Obeid and colleagues conducted multiplatform profiling (Molecular Intelligence, Caris Life Sciences) — which included next generation gene sequencing, protein expression by immunohistochemistry, and gene amplification by fluorescence or chromogenic in situ hybridization — on primary and metastatic specimens from 386 patients with triple-negative breast cancer. Researchers sought to identify differences in BRCA1/2 mutated and non-mutated profiles to inform targeted treatment options.
Overall, 63 patients (16.3%) harbored BRCA1/2 mutations, whereas 83.7% did not.
Proteins with the greatest expression in BRCA1/2 mutated and non-mutated specimens included TOPO1 (63.5% and 63.4%), EGFR (65.2% and 67.4%) and PD-1 (65.1% and 61.9%).
A greater proportion of BRCA1/2 non-mutated specimens harbored immunohistochemistry differences in androgen receptor expression (22% vs. 11.1%) and PTEN (59.6% vs. 47.6%), but this trend did not reach statistical significance.
“There is now an interest in the androgen receptor, and our results in the triple-negative cases demonstrated a trend for a difference between androgen receptor expression in the BRCA-mutated vs. non-mutated tumors,” Obeid said. “This is just preliminary data — it doesn’t tell us anything about the treatment yet — but in the future, that could be considered.”
Based on data from next generation sequencing, TP53 occurred at the highest frequency among gene mutations in BRCA1/2-mutated and non-mutated specimens (80.6% vs. 73.1%).

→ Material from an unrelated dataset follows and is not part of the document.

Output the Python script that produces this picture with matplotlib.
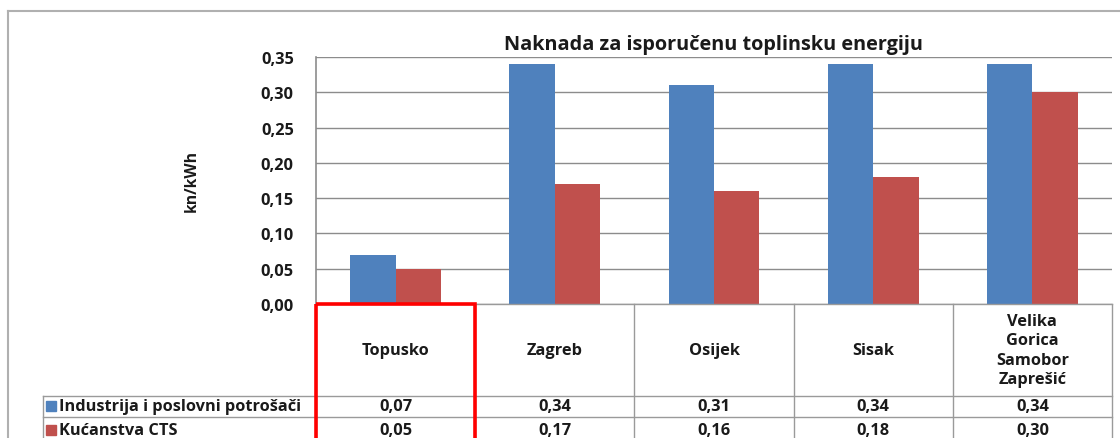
import matplotlib
matplotlib.use("Agg")
import matplotlib.pyplot as plt
from matplotlib.patches import Rectangle

plt.rcParams['font.family'] = ['Open Sans', 'DejaVu Sans']

cities = ["Topusko", "Zagreb", "Osijek", "Sisak", "Velika\nGorica\nSamobor\nZaprešić"]
industrija = [0.07, 0.34, 0.31, 0.34, 0.34]
kucanstva = [0.05, 0.17, 0.16, 0.18, 0.30]
series_names = ["Industrija i poslovni potrošači", "Kućanstva CTS"]
colors = ["#4F81BD", "#C0504D"]
yticks = [0.00, 0.05, 0.10, 0.15, 0.20, 0.25, 0.30, 0.35]

W, H = 1120, 439
fig = plt.figure(figsize=(W / 100, H / 100), dpi=100)
txt = "#1a1a1a"
fs = 11.8

# plot area in pixels
px_left, px_right, px_top, px_bottom = 316, 1112, 58, 305
ax = fig.add_axes([px_left / W, 1 - px_bottom / H,
                   (px_right - px_left) / W, (px_bottom - px_top) / H])

n = len(cities)
bw = 0.285
xs = list(range(n))
ax.bar([x - bw / 2 for x in xs], industrija, bw, color=colors[0], zorder=3)
ax.bar([x + bw / 2 for x in xs], kucanstva, bw, color=colors[1], zorder=3)
ax.set_xlim(-0.5, n - 0.5)
ax.set_ylim(0, 0.35)
ax.set_yticks(yticks)
ax.set_yticklabels([f"{v:.2f}".replace(".", ",") for v in yticks],
                   fontsize=fs, fontweight="bold", color=txt)
ax.set_xticks([])
ax.tick_params(axis="y", length=0, pad=16)
ax.grid(axis="y", color="#8c8c8c", linewidth=1, zorder=0)
for s in ["right", "bottom", "top"]:
    ax.spines[s].set_visible(False)
ax.spines["left"].set_color("#8c8c8c")
ax.spines["left"].set_linewidth(1.2)
ax.set_ylabel("kn/kWh", fontsize=fs - 0.5, fontweight="bold", labelpad=44, color=txt)
ax.set_title("Naknada za isporučenu toplinsku energiju", fontsize=14.3,
             fontweight="bold", pad=6, color=txt)

# overlay in pixel coordinates for chart border and data table
ov = fig.add_axes([0, 0, 1, 1], zorder=5)
ov.set_xlim(0, W)
ov.set_ylim(H, 0)
ov.axis("off")
ov.patch.set_alpha(0)

grey = "#9a9a9a"
# outer chart border
ov.plot([8, W], [12, 12], color="#b0b0b0", lw=1.5)
ov.plot([8, 8], [12, H], color="#b0b0b0", lw=1.5)

cw = (px_right - px_left) / n
row1, row2, row3 = 397, 418, 446
leg_left = 43
ov.plot([px_left, px_right], [px_bottom, px_bottom], color=grey, lw=1)
ov.plot([leg_left, px_right], [row1, row1], color=grey, lw=1)
ov.plot([leg_left, px_right], [row2, row2], color=grey, lw=1)
ov.plot([leg_left, leg_left], [row1, row3], color=grey, lw=1)
for i in range(n + 1):
    ov.plot([px_left + i * cw] * 2, [px_bottom, row3], color=grey, lw=1)

row_centers = [(row1 + row2) / 2, (row2 + row3) / 2 - 1]
for i, city in enumerate(cities):
    cx = px_left + (i + 0.5) * cw
    ov.text(cx, (px_bottom + row1) / 2, city, ha="center", va="center",
            fontsize=fs, fontweight="bold", linespacing=1.3, color=txt)
    for vals, yc in zip([industrija, kucanstva], row_centers):
        ov.text(cx, yc, f"{vals[i]:.2f}".replace(".", ","),
                ha="center", va="center", fontsize=fs, fontweight="bold", color=txt)

for name, c, yc in zip(series_names, colors, row_centers):
    ov.add_patch(Rectangle((46, yc - 5), 10, 10, color=c))
    ov.text(59, yc, name, ha="left", va="center", fontsize=fs,
            fontweight="bold", color=txt)

# red highlight around first column
ov.add_patch(Rectangle((px_left, px_bottom), cw, 200, fill=False,
                       edgecolor="#FF0000", lw=2.6, zorder=10))

fig.savefig("out.png", dpi=100)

APC occurred in a greater proportion of BRCA1/2-mutated tumors (6.3% vs. 1.9%), whereas PIK3CA occurred in significantly more BRCA1/2 non-mutated tumors (25.8% vs. 11.1%; P = .0137).
“There were more likely to be mutations in the PI3-kinase pathway in the BRCA1/2 non-mutated tumors, and this could lend to the possibility of exploring mTOR inhibitors or other targets in this pathway,” Obeid said.
“Like some other exploratory analyses, this uncovers more questions that we need to ask, but it also will help us design the next generation of clinical trials so we can understand more who is going to respond to treatment as opposed to just giving treatments to patients without understand the basics of it,” he added. – by Alexandra Todak
Arguello D, et al. Abstract P3-07-30. Presented at: San Antonio Breast Cancer Symposium; Dec. 8-12, 2015; San Antonio.Disclosure: Obeid reports no relevant financial disclosures. Other researchers report employment with Caris Life Sciences.